Empolgado com a oportunidade de conquistar parte do dinheiro de turistas que invadem o Espírito Santo nesta época do ano, ele arrumou a mala e enfrentou os perigos das BRs 381 e 262 para chegar a Vitória. Foi de carona ao litoral. Três dias para chegar a Camburi, cartão-postal de Vitória, onde encontrou lojas fechadas. Algumas foram saqueadas.
O artesão mesmo conta porquê: “Fui furtado enquanto descansava. Alguém levou minha mala. Nela estavam o celular, dinheiro, camisas, calças, cuecas e até o material que eu usaria para fazer artesanato. Sobrou apenas a roupa do corpo. Por isso, seu repórter, vou lhe filar um cigarro. Não sei como voltarei para o Barreiro.” Pai de duas filhas, ambas casadas, ele conta que o Espírito Santo, “pelo menos nestes últimos dias, não está tão seguro como antigamente”.
Rogério passou a noite de quinta-feira na praia. Dormiu ao lado de um quiosque. O sono foi interrompido pelo ronco dos motores de caminhões do Exército. Mas nem isso impediu Mozart, o segurança, de testemunhar assaltos e vandalismo durante a semana. “Deixei Nanuque para procurar emprego. Tudo que tenho devo ao Espírito Santo, mas, nos últimos dias, vi coisas erradas. Vi saques a lojas. A capital está perigosa. Temos de ficar atentos o tempo todo”.
‘Plantão’ por salário e dignidade
A mineira Roseli Ferreira, dona de casa que nasceu em Lajinha, no Leste do estado, passou a semana em frente ao batalhão onde o marido, militar, trabalha. Ela é taxativa em dizer que o protesto das mulheres em favor dos aquartelamentos dos militares capixabas, embora gere sensação de insegurança, é para o bem da sociedade. “O movimento não é apenas por um salário melhor. Também por condições mais dignas de trabalho. Meu companheiro, por exemplo, já pagou conserto de viatura”, afirmou.
Ela e outras mulheres se revezam em frente ao batalhão em Ibatiba, onde o calor acelera a deterioração de dezenas de viaturas já danificadas e que se tornaram berçários de insetos. Roseli e as amigas montaram uma tenda, literalmente, em frente ao batalhão, impedindo os militares de saírem. Roseli é amiga de dona Eunice Cândida Silva, mãe de um militar aquartelado.
Revoltada com o valor do soldo do rapaz, ela discursou em defesa do movimento: “Nossos filhos não têm sequer coletes à prova de balas. Não há gasolina para as viaturas”.

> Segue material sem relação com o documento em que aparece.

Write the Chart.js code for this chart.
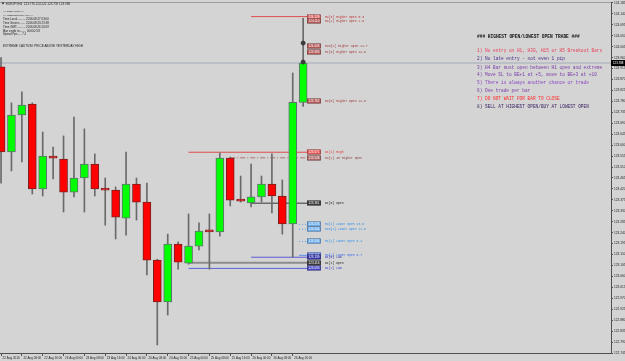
<!DOCTYPE html>
<html><head><meta charset="utf-8">
<script src="https://cdn.jsdelivr.net/npm/chart.js@4.4.0/dist/chart.umd.min.js"></script>
<style>html,body{margin:0;padding:0;background:#d4d4d4;overflow:hidden}#wrap{width:625px;height:361px;position:relative}canvas{display:block}</style>
</head><body><div id="wrap"><canvas id="c" width="625" height="361"></canvas></div>
<script>
// ---------- DATA ----------
const xTickLabels = ['22 Aug 2016','22 Aug 08:00','22 Aug 16:00','23 Aug 00:00','23 Aug 08:00','23 Aug 16:00','24 Aug 00:00','24 Aug 08:00','24 Aug 16:00','25 Aug 00:00','25 Aug 08:00','25 Aug 16:00','26 Aug 00:00','26 Aug 08:00','26 Aug 16:00'];
const opens  = [123.922,123.572,123.724,123.769,123.420,123.555,123.543,123.407,123.465,123.522,123.420,123.415,123.300,123.440,123.366,123.127,122.955,123.193,123.115,123.185,123.247,123.243,123.547,123.374,123.362,123.387,123.440,123.391,123.276,123.776];
const highs  = [123.960,123.774,123.819,123.774,123.654,123.592,123.638,123.716,123.667,123.564,123.465,123.428,123.572,123.465,123.444,123.131,123.234,123.202,123.317,123.280,123.317,123.568,123.551,123.473,123.522,123.473,123.564,123.457,123.897,124.122];
const lows   = [123.444,123.494,123.531,123.399,123.391,123.461,123.325,123.387,123.325,123.391,123.271,123.214,123.230,123.292,123.066,122.778,122.901,123.090,123.110,123.169,123.090,123.226,123.350,123.366,123.346,123.366,123.321,123.234,123.140,123.759];
const closes = [123.572,123.724,123.765,123.420,123.555,123.547,123.407,123.465,123.522,123.420,123.415,123.304,123.440,123.366,123.127,122.955,123.193,123.119,123.185,123.247,123.243,123.547,123.374,123.370,123.387,123.440,123.391,123.276,123.776,123.938];
const yTickLabels = ['122.745','122.790','122.835','122.880','122.925','122.970','123.015','123.060','123.105','123.150','123.195','123.240','123.285','123.330','123.375','123.420','123.465','123.510','123.555','123.600','123.645','123.690','123.735','123.780','123.825','123.870','123.915','123.960','124.005','124.050','124.095','124.140','124.185'];
const levelNames  = ['H4[3] Higher Open 0.3','H4[2] Higher Open 2.6','H4D[1] Higher Open 11.7','H1[0] Higher Open 14.6','H4[0] Higher Open 24.6','D1[1] High','H4[1] 4H Higher Open','D1[0] Open','H4[1] Lower Open 13.5','H4D[1] Lower Open 11.6','H1[1] Lower Open 8.4','H4[2] Lower Open 0.7','D1[0] Low','D1[1] Open','D1[1] Low'];
const levelPrices = [124.129,124.110,124.008,123.983,123.782,123.571,123.548,123.361,123.274,123.254,123.204,123.147,123.139,123.116,123.093];
const levelStart  = [24,null,null,null,null,18,22,24,28.6,28.6,28.6,28.6,24,18,18];
const markerPrices = [124.020,123.942];
const infoLines = ['### TestBox Version ###','### smithsOpenLines_v1.2 ###','Time Local.......... 2016.08.27 03:00','Time Server........ 2016.08.26 23:59','Time GMT........... 2016.08.26 20:59','Bar ends in....... 00:00:53','Spread Pips...... 7.4'];
const cautionText = 'EXTREME CAUTION: PRICE ABOVE YESTERDAY HIGH';
const ruleHeader = '### HIGHEST OPEN/LOWEST OPEN TRADE ###';
const rules = ['1) No entry on H1, H30, H15 or H5 Breakout Bars','2) No late entry - not even 1 pip','3) H4 Bar must open between H1 open and extreme','4) Move SL to BE+1 at +5, move to BE+3 at +10','5) There is always another chance or trade','6) One trade per bar','7) DO NOT WAIT FOR BAR TO CLOSE','8) SELL AT HIGHEST OPEN/BUY AT LOWEST OPEN'];
const symbolTitle = 'EURJPY,H4  123.776 124.122 123.759 123.938';

// ---------- STYLE ----------
const levelStyle = [
 {line:'#e05050',dash:[],w:1,box:'#e06464',txt:'#c03030'},
 {line:null,box:'#b85a5a',txt:'#a83838'},
 {line:null,box:'#b85a5a',txt:'#a03838'},
 {line:null,box:'#b85a5a',txt:'#a03838'},
 {line:null,box:'#b85a5a',txt:'#a03838'},
 {line:'#e04848',dash:[],w:1,box:'#e85a5a',txt:'#e03030'},
 {line:'#b07272',dash:[5,2,1,2],w:1,box:'#b06a6a',txt:'#8a4040'},
 {line:'#6a6a6a',dash:[],w:1.5,box:'#3a3a3a',txt:'#202020'},
 {line:'#5aa0e6',dash:[1,2],w:1,box:'#6eb0f0',txt:'#3090ee'},
 {line:'#5aa0e6',dash:[1,2],w:1,box:'#6eb0f0',txt:'#3090ee'},
 {line:'#5aa0e6',dash:[1,2],w:1,box:'#6eb0f0',txt:'#3090ee'},
 {line:'#5a90ee',dash:[],w:1,box:'#5577ee',txt:'#3366ee'},
 {line:'#5a5ad6',dash:[],w:1,box:'#3535a8',txt:'#2a2ab0'},
 {line:'#8c8c8c',dash:[],w:2,box:'#3a3a3a',txt:'#202020'},
 {line:'#5a62d6',dash:[],w:1,box:'#4848c8',txt:'#3333cc'}
];
const ruleColors = ['#e8405a','#4a2a8a','#7a3aa8','#7a3aa8','#8a44c4','#7a3aa8','#ff2a2a','#3a2060'];
const lastBar = opens.length - 1;
const LINE_END = 29.4;

const idx = opens.map((_, i) => i);
const datasets = [];
levelPrices.forEach((p, k) => {
  const st = levelStyle[k];
  if (levelStart[k] === null || !st.line) return;
  datasets.push({type:'line', data:[{x:levelStart[k], y:p},{x:LINE_END, y:p}], borderColor:st.line, borderWidth:st.w, borderDash:st.dash, pointRadius:0, fill:false, order:5});
});
datasets.push({type:'line', data:[{x:-1, y:closes[lastBar]},{x:60, y:closes[lastBar]}], borderColor:'#a2aab8', borderWidth:1, pointRadius:0, fill:false, order:6});
datasets.push({type:'bar', data: idx.map(i => ({x:i, y:[lows[i], highs[i]]})), backgroundColor:'#6a6a6a', barThickness:1, grouped:false, order:3, borderWidth:0});
datasets.push({type:'bar', data: idx.map(i => ({x:i, y:[opens[i], closes[i]]})),
  backgroundColor: idx.map(i => closes[i] >= opens[i] ? '#00ff00' : '#ff0000'),
  borderColor: idx.map(i => closes[i] >= opens[i] ? '#607070' : '#7a2020'),
  borderWidth:1, borderSkipped:false, barThickness:8, grouped:false, minBarLength:2, order:2});
datasets.push({type:'line', data: markerPrices.map(p => ({x:lastBar, y:p})), showLine:false, pointRadius:2, pointBackgroundColor:'#3a3a3a', pointBorderColor:'#3a3a3a', order:1});

function fitText(ctx, txt, x, y, w, family, color, weight) {
  ctx.font = (weight || 'normal') + ' 10px ' + family;
  const m = ctx.measureText(txt).width;
  const size = 10 * w / m;
  ctx.font = (weight || 'normal') + ' ' + size.toFixed(2) + 'px ' + family;
  ctx.fillStyle = color; ctx.textBaseline = 'middle'; ctx.textAlign = 'left';
  ctx.fillText(txt, x, y);
}

const overlay = {
  id:'overlay',
  beforeDraw(chart){ const c = chart.ctx; c.save(); c.fillStyle = '#d4d4d4'; c.fillRect(0,0,chart.width,chart.height); c.restore(); },
  afterDraw(chart){
    const ctx = chart.ctx, a = chart.chartArea, xs = chart.scales.x, ys = chart.scales.y;
    ctx.save();
    ctx.strokeStyle = '#9c9c9c'; ctx.lineWidth = 1;
    ctx.beginPath(); ctx.moveTo(0, a.top + 0.5); ctx.lineTo(a.right, a.top + 0.5); ctx.stroke();
    // level boxes and labels
    const bx = Math.round(xs.getPixelForValue(LINE_END));
    levelPrices.forEach((p, k) => {
      const st = levelStyle[k];
      const yy = Math.round(ys.getPixelForValue(p));
      ctx.fillStyle = st.box; ctx.fillRect(bx, yy - 2.5, 14, 5);
      ctx.strokeStyle = 'rgba(60,60,60,0.6)'; ctx.lineWidth = 0.6; ctx.strokeRect(bx + 0.3, yy - 2.2, 13.4, 4.4);
      fitText(ctx, p.toFixed(3), bx + 1.5, yy + 0.2, 11, "'Liberation Sans'", '#ffffff');
      ctx.font = "3.1px 'Liberation Mono'"; ctx.fillStyle = st.txt; ctx.textBaseline = 'middle';
      ctx.fillText(levelNames[k], bx + 18, yy);
    });
    // current price box on axis
    const py = Math.round(ys.getPixelForValue(closes[lastBar]));
    ctx.fillStyle = '#000'; ctx.fillRect(a.right, py - 3, 14, 6);
    fitText(ctx, closes[lastBar].toFixed(3), a.right + 2, py + 0.2, 10.5, "'Liberation Sans'", '#ffffff');
    // top-left info
    ctx.fillStyle = '#222'; ctx.beginPath(); ctx.moveTo(1.5,2.5); ctx.lineTo(4.5,2.5); ctx.lineTo(3,4.5); ctx.closePath(); ctx.fill();
    fitText(ctx, symbolTitle, 6, 4.2, 64, "'Liberation Sans'", '#1a1a1a');
    const infoW = [21, 30, 46, 46, 46, 37, 23];
    const infoY = [11, 15, 19, 23, 27, 31, 34.5];
    infoLines.forEach((t, k) => fitText(ctx, t, 3, infoY[k], infoW[k], "'Liberation Sans'", '#1a1a1a'));
    fitText(ctx, cautionText, 3, 46, 80, "'Liberation Sans'", '#1a1a1a');
    // rules panel
    ctx.font = "bold 4.5px 'Liberation Mono'"; ctx.fillStyle = '#111'; ctx.textBaseline = 'middle'; ctx.textAlign = 'left';
    ctx.fillText(ruleHeader, 477, 37);
    const ry = [51, 59.3, 67.5, 75.3, 83.3, 91, 98.8, 106.5];
    rules.forEach((t, k) => { ctx.font = "4.45px 'Liberation Mono'"; ctx.fillStyle = ruleColors[k]; ctx.fillText(t, 477, ry[k]); });
    ctx.restore();
  }
};

new Chart(document.getElementById('c'), {
  type:'bar',
  data:{datasets},
  options:{
    responsive:false, animation:false, devicePixelRatio:1,
    layout:{autoPadding:false, padding:{top:2, left:0, right:0, bottom:0}},
    plugins:{legend:{display:false}, tooltip:{enabled:false}},
    scales:{
      x:{type:'linear', position:'bottom', min:-0.1, max:58.55, offset:false, bounds:'data',
        afterBuildTicks: s => { s.ticks = xTickLabels.map((_, k) => ({value: 2 * k})); },
        afterFit: s => { s.height = 8; s.paddingLeft = 0; s.paddingRight = 0; },
        ticks:{callback: v => xTickLabels[v / 2], align:'start', maxRotation:0, autoSkip:false, padding:0, labelOffset:1.5, color:'#222', font:{family:"'Liberation Sans'", size:3}},
        grid:{drawOnChartArea:false, drawTicks:true, tickLength:3, color:'#555', offset:false},
        border:{display:true, color:'#505050', width:1}},
      y:{type:'linear', position:'right', min:122.745, max:124.189, bounds:'data',
        afterBuildTicks: s => { s.ticks = yTickLabels.map(t => ({value: parseFloat(t)})); },
        afterFit: s => { s.width = 14; s.paddingTop = 0; s.paddingBottom = 0; },
        ticks:{callback: v => v.toFixed(3), padding:1, color:'#222', font:{family:"'Liberation Sans'", size:3.2}, autoSkip:false},
        grid:{drawOnChartArea:false, drawTicks:true, tickLength:2, color:'#555'},
        border:{display:true, color:'#505050', width:1}}
    }
  },
  plugins:[overlay]
});
</script></body></html>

A fala dela foi endossada por um militar mineiro que trabalha na corporação capixaba numa cidade vizinha a Ibatiba. “Não vou revelar o meu nome por temer represália. Mas digo que já paguei combustível do meu bolso para a viatura. O comandante, há poucos dias, precisou ir a um município próximo, a trabalho, e foi abastecer a viatura. Sabe o que ocorreu? O cartão da corporação estava zerado. O oficial teve de desembolsar o dinheiro”, revelou o policial mineiro.
As mulheres passam o dia e a noite conversando sobre vários assuntos. Comentam, por exemplo, a decisão do prefeito, Luciano Salgado, em proibir por decreto a venda de bebida alcoólica durante a manifestação da corporação.
Enquanto isso...
...repórter passa aperto
A ausência de militares nas ruas do Espírito Santo na última semana foi um prato cheio para criminosos. Na sexta-feira, a reportagem do Estado de Minas foi intimidada por dois homens armados, em Nova Almeida, balneário frequentado por moradores de Belo Horizonte e interior. Dois rapazes, cada um com uma arma de fogo na cintura, pararam na Avenida Tancredo Neves, uma das principais do lugar, sobre bicicletas. “Tem algo aí?”, questionou um deles. Diante da resposta negativa, ficaram alguns segundos parados. Foram embora ao verem outras pessoas se aproximando.